Zitti zitti, piano piano. La diplomazia per ricucire con Donato Di Matteo è al lavoro. Giovanni Lolli ha insediato tre commissioni (sanità, edilizia, sociale e lavoro) su richiesta dell’assessore dimissionario, per studiare tutte le modifiche e i progetti che Di Matteo ha messo sul tavolo: condizioni inderogabili per appoggiare questa maggioranza. In teoria, se il lavoro delle commissioni dovesse essere recepito dalla giunta e dalla maggioranza di centrosinistra della Regione Abruzzo, Di Matteo potrebbe rientrare.
“Non basterebbe – dice lui – i programmi devono essere recepiti e sostenuti da impegni di spesa. Sennò sono soltanto chiacchiere. E solo allora, deciderò se rimetterci la faccia”.
La faccia: è tutto qui il punto. Per lui la gestione della Regione nell’era D’Alfonso è stata fallimentare, improponibile per un politico di sinistra.

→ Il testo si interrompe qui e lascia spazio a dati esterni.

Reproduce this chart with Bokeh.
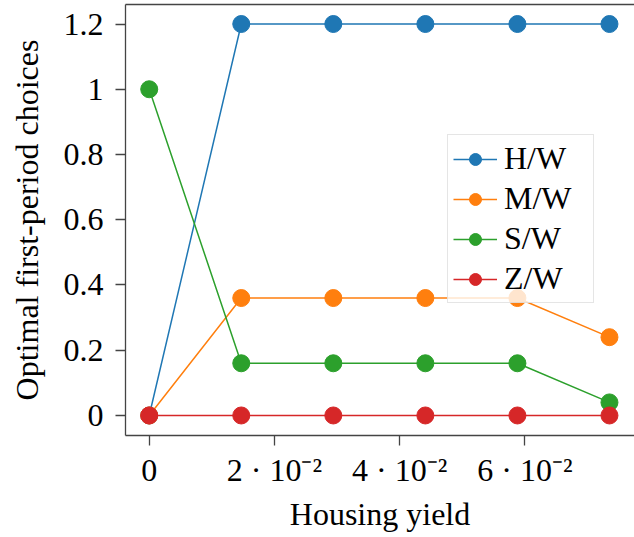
from bokeh.plotting import figure
from bokeh.models import FixedTicker, Range1d, LinearAxis, Legend, LegendItem
from bokeh.embed import file_html
from bokeh.resources import INLINE

# ---- data ----
housing_yield = [0.0, 0.0147, 0.0294, 0.0441, 0.0588, 0.0735]
h_w = [0.0, 1.2, 1.2, 1.2, 1.2, 1.2]
m_w = [0.0, 0.36, 0.36, 0.36, 0.36, 0.24]
s_w = [1.0, 0.16, 0.16, 0.16, 0.16, 0.04]
z_w = [0.0, 0.0, 0.0, 0.0, 0.0, 0.0]
series_names = ["H/W", "M/W", "S/W", "Z/W"]
colors = ["#1f77b4", "#ff7f0e", "#2ca02c", "#d62728"]
x_ticks = [0.0, 0.02, 0.04, 0.06]
x_tick_labels = ["0", "2 · 10⁻²", "4 · 10⁻²", "6 · 10⁻²"]
y_ticks = [0.0, 0.2, 0.4, 0.6, 0.8, 1.0, 1.2]
y_tick_labels = ["0", "0.2", "0.4", "0.6", "0.8", "1", "1.2"]

FONT = "Liberation Serif"
FS = "32px"
AX = "#444444"

p = figure(width=634, height=537, output_backend="svg", toolbar_location=None,
           x_range=Range1d(-0.00379, 0.0775), y_range=Range1d(-0.0614, 1.2598),
           min_border_left=125, min_border_bottom=102, min_border_top=4,
           min_border_right=0)
p.outline_line_color = None
p.grid.visible = False
p.background_fill_color = "white"
p.border_fill_color = "white"

for ax in (p.xaxis[0], p.yaxis[0]):
    ax.axis_line_color = AX
    ax.axis_line_width = 1.3
    ax.major_tick_line_color = AX
    ax.major_tick_line_width = 1.3
    ax.major_tick_out = 10
    ax.major_tick_in = 0
    ax.minor_tick_line_color = None
    ax.major_label_text_font = FONT
    ax.major_label_text_font_size = FS
    ax.major_label_text_color = "black"
    ax.axis_label_text_font = FONT
    ax.axis_label_text_font_size = FS
    ax.axis_label_text_font_style = "normal"
    ax.axis_label_text_color = "black"

p.xaxis[0].ticker = FixedTicker(ticks=x_ticks)
p.xaxis[0].major_label_overrides = {t: l for t, l in zip(x_ticks, x_tick_labels)}
p.yaxis[0].ticker = FixedTicker(ticks=y_ticks)
p.yaxis[0].major_label_overrides = {t: l for t, l in zip(y_ticks, y_tick_labels)}
p.xaxis[0].axis_label = "Housing yield"
p.yaxis[0].axis_label = "Optimal first-period choices"
p.xaxis[0].major_label_standoff = 6
p.yaxis[0].major_label_standoff = 12
p.xaxis[0].axis_label_standoff = 5
p.yaxis[0].axis_label_standoff = 16

top = LinearAxis(ticker=FixedTicker(ticks=[]), major_label_text_font_size="0px",
                 axis_line_color=AX, axis_line_width=1.3,
                 major_tick_line_color=None, minor_tick_line_color=None)
p.add_layout(top, "above")

items = []
for name, ys, c in zip(series_names, [h_w, m_w, s_w, z_w], colors):
    r1 = p.line(housing_yield, ys, line_color=c, line_width=1.5)
    r2 = p.scatter(housing_yield, ys, size=17, fill_color=c, line_color=c)
    items.append(LegendItem(label=name, renderers=[r1, r2]))

legend = Legend(items=items, location=(322, 132))
legend.label_text_font = FONT
legend.label_text_font_size = FS
legend.label_text_color = "black"
legend.glyph_width = 44
legend.glyph_height = 30
legend.label_height = 30
legend.label_width = 84
legend.label_standoff = 7
legend.spacing = 3
legend.padding = 5
legend.margin = 0
legend.border_line_color = "#cccccc"
legend.border_line_width = 1
legend.background_fill_color = "white"
legend.background_fill_alpha = 0.8
p.add_layout(legend, "center")

open("out.html", "w").write(file_html(p, INLINE))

A differenza di altri, però, si è dimesso.
E al lavoro, nelle tre commissioni, insieme ai tecnici della Regione ci sono molti fedelissimi di Di Matteo: in quella sulla sanità ci sono Sabrina Di Pietro (ex dirigente amministrativo della Asl di Chieti poi dimessasi in seguito alla denuncia di Mauro Febbo che l’accusava di non avere i requisiti, e assolta dal tribunale), Francesco D’Atri, medico dell’ospedale di Popoli, Roberto Marzetti ex manager della Asl dell’Aquila; in quella sull’edilizia l’ex segretario del Pci Bruno Biagi.
Di Matteo chiede un’inversione di rotta radicale, chiede che D’Alfonso si faccia da parte, a prescindere dalle dimissioni, e che quindi non governi più le scelte della Regione; chiede modifiche nel piano sanitario e delle politiche dell’agricoltura, la riorganizzazione della macchina regionale, con controllo da parte di tutti e non più concorsi e nomine gestite da Dalfy, e soprattutto chiede che una parte delle risorse del Masterplan vengano dirottate sulle politiche del sociale, sostegno ai poveri e al lavoro.
“Se le accolgono bene, sennò io sto bene a casa mia”.
ps: tempo pochissimi giorni si capirà come andrà a finire. E mentre Dalfy lo manderebbe volentieri a quel paese (tanto che gli importa, lui sta al Senato), Lolli e il partito sanno che senza Di Matteo alle prossime elezioni sarà un tonfo che più tonfo non si può.